Muchos lo criticaron por “idealista”, como si eso fuera pecado. Pero Francisco no era ingenuo, era valiente. Sabía que sus llamados a la justicia social incomodaban a muchos en las cúpulas de poder, tanto eclesiásticas como políticas. Sin embargo, nunca dio marcha atrás. “Quiero una Iglesia pobre para los pobres”, dijo al iniciar su pontificado. Y no era una frase para los titulares: era su hoja de ruta.

En tiempos donde la migración se convirtió en moneda electoral, el Papa Francisco insistía en recordar lo esencial: los migrantes no son cifras, son personas. Los visitó en las fronteras de Europa, lloró con ellos, oró con ellos, los abrazó. Nunca usó una cruz de oro; la suya era de hierro, sencilla, como el corazón que la portaba.

No fue un teólogo de escritorio. Fue un pastor que olía a oveja. Supo enfrentarse al clericalismo con una sonrisa y un gesto firme. Habló de ecología cuando el mundo prefería mirar al petróleo, habló de inclusión cuando otros aún discutían si las puertas de la Iglesia debían estar abiertas. Fue reformador no porque cambiara leyes, sino porque cambió la conversación.

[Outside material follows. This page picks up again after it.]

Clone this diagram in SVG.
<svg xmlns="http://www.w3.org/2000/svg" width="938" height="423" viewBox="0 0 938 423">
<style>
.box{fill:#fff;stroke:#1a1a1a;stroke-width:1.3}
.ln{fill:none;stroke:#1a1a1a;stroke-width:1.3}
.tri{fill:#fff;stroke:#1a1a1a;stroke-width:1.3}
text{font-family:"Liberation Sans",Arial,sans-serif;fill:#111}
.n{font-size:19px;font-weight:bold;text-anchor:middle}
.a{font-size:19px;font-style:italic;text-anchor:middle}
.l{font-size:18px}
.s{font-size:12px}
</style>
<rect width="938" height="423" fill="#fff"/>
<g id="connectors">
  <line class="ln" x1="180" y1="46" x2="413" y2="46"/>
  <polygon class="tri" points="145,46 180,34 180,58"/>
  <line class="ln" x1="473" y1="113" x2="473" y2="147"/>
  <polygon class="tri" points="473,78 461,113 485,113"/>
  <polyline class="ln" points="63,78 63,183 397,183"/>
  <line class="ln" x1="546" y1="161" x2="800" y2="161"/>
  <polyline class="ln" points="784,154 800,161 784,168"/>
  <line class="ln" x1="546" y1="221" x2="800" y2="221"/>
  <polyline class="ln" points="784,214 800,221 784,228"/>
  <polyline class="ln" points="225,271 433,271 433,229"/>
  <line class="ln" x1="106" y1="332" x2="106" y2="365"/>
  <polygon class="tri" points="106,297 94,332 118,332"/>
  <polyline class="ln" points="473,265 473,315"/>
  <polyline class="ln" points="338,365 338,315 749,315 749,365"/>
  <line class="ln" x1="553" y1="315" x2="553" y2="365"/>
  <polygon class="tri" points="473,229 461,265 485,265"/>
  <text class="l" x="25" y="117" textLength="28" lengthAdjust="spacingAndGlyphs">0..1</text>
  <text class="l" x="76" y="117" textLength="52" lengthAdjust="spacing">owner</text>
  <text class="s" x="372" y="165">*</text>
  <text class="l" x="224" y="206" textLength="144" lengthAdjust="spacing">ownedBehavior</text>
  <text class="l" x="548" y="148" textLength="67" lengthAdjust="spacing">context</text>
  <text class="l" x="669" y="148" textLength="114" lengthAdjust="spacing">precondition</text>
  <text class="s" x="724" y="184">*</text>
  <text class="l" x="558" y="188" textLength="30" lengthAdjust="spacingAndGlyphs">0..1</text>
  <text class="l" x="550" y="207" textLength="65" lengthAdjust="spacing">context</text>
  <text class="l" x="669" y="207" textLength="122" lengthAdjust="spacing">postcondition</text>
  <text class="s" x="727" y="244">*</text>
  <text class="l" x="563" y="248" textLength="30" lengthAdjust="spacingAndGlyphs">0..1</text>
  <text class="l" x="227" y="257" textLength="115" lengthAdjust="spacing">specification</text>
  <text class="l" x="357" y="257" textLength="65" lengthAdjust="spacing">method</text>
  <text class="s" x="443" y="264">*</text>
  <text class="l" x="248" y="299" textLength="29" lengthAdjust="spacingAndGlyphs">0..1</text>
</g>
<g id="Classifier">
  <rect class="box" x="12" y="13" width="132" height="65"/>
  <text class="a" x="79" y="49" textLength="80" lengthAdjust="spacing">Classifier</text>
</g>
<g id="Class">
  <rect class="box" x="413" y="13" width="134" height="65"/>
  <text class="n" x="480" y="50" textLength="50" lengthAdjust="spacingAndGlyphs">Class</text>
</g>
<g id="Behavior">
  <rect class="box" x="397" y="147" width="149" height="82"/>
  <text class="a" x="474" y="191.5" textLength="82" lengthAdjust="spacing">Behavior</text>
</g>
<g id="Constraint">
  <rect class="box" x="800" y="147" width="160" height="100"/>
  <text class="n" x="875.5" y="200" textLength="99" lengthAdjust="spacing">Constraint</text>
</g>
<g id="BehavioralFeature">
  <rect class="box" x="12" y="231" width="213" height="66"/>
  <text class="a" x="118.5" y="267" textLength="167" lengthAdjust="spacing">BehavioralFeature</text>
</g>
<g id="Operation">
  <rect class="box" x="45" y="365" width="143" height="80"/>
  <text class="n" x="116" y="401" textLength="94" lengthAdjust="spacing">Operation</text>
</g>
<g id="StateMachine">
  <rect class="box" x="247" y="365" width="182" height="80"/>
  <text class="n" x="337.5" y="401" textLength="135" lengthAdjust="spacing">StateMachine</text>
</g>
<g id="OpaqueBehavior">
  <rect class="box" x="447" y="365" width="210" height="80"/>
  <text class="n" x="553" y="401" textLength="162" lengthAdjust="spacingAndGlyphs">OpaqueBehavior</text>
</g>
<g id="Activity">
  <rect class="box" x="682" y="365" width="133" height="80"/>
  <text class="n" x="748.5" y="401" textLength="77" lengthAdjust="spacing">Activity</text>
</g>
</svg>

Y entre todas sus aficiones —el cine italiano, la literatura rusa, la cocina porteña— hay una que siempre lo delató como el más humano de los líderes: el fútbol. Fan acérrimo del equipo San Lorenzo, seguía los resultados con la emoción de un niño. Para Francisco, el fútbol era una metáfora del Evangelio: todos juntos, diferentes, pero con un solo objetivo. “Lo importante no es meter goles, sino jugar en equipo”, decía.

El balón lo extrañará. La pelota, esa esfera rebelde que tantas veces desafía la gravedad, ha perdido a uno de sus poetas silenciosos. No se sabe si en el Vaticano habrá canchas, pero estoy seguro de que Francisco supo lo que es gritar un gol desde el alma.

Su legado es más que palabras. Está en los corazones de quienes alguna vez se sintieron excluidos. Está en cada migrante al que se le extendió la mano, en cada comunidad indígena que se sintió escuchada, en cada creyente que volvió a mirar a la Iglesia con esperanza y no con miedo.

El Papa Francisco nos recordó que la fe sin amor es un cascarón vacío. Que la Iglesia, si no camina con el pueblo, se convierte en museo. Que el Evangelio no es para adornar discursos, sino para incomodar a los cómodos y consolar a los que duelen.

Francisco será recordado como el Papa de los gestos pequeños, de las palabras enormes, del corazón abierto. No hizo milagros, pero hizo lo más difícil: cambiar el alma de una institución milenaria con solo mirar a los ojos de los pobres y decirles: “ustedes son el centro”. Y en tiempos donde el cinismo dentro de la política y en todos los medios cotiza alto, eso es ya un milagro.